Staff Columnist

Democrats need to stop running Republican campaigns

Democratic presidential candidate Joe Biden speaks during the LGBTQ Presidential Forum at Sinclair Auditorium on the Coe
Democratic presidential candidate Joe Biden speaks during the LGBTQ Presidential Forum at Sinclair Auditorium on the Coe College campus in Cedar Rapids on Friday, Sept. 20, 2019. (Liz Martin/The Gazette)

Possibly the worst insult a Democrat can receive in this election cycle is that Republicans would vote for them. And yet, that’s the ringing endorsement Joe Biden received from former first lady of Iowa, Christie Vilsack, in Creston, Iowa.

“I like to think about how my candidate will appeal to independents and I want my candidate to appeal to my Republican friends as well,” she said. She presumably meant it as a compliment, but it’s an incredible put down to a party struggling to get it right in 2020.
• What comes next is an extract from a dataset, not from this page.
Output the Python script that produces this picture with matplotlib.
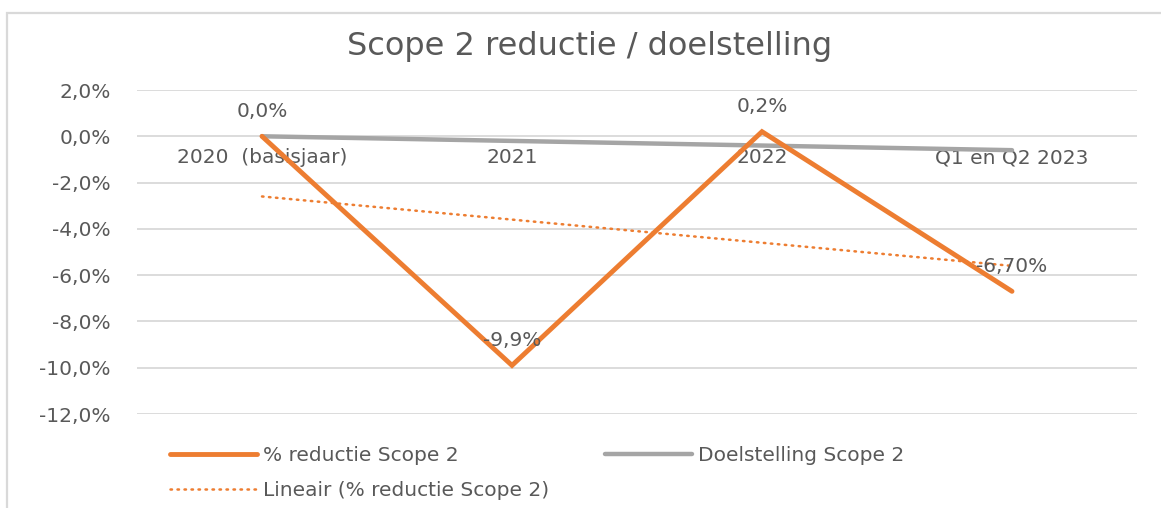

With the election of Donald Trump in 2016, the Republicans have become a party of border walls, racist tweets, and corruption. Appealing to that base in 2020 is a futile endeavor, not only because Trump has a 90 percent approval rating among Republicans, but because to do so would be to compromise on core Democratic principles.

And the people always asked to sacrifice their beliefs and values are the women, disability rights advocates, LGBTQ people, immigrants, and minority groups who are the casualties of politics and policies and all of this “compromise.”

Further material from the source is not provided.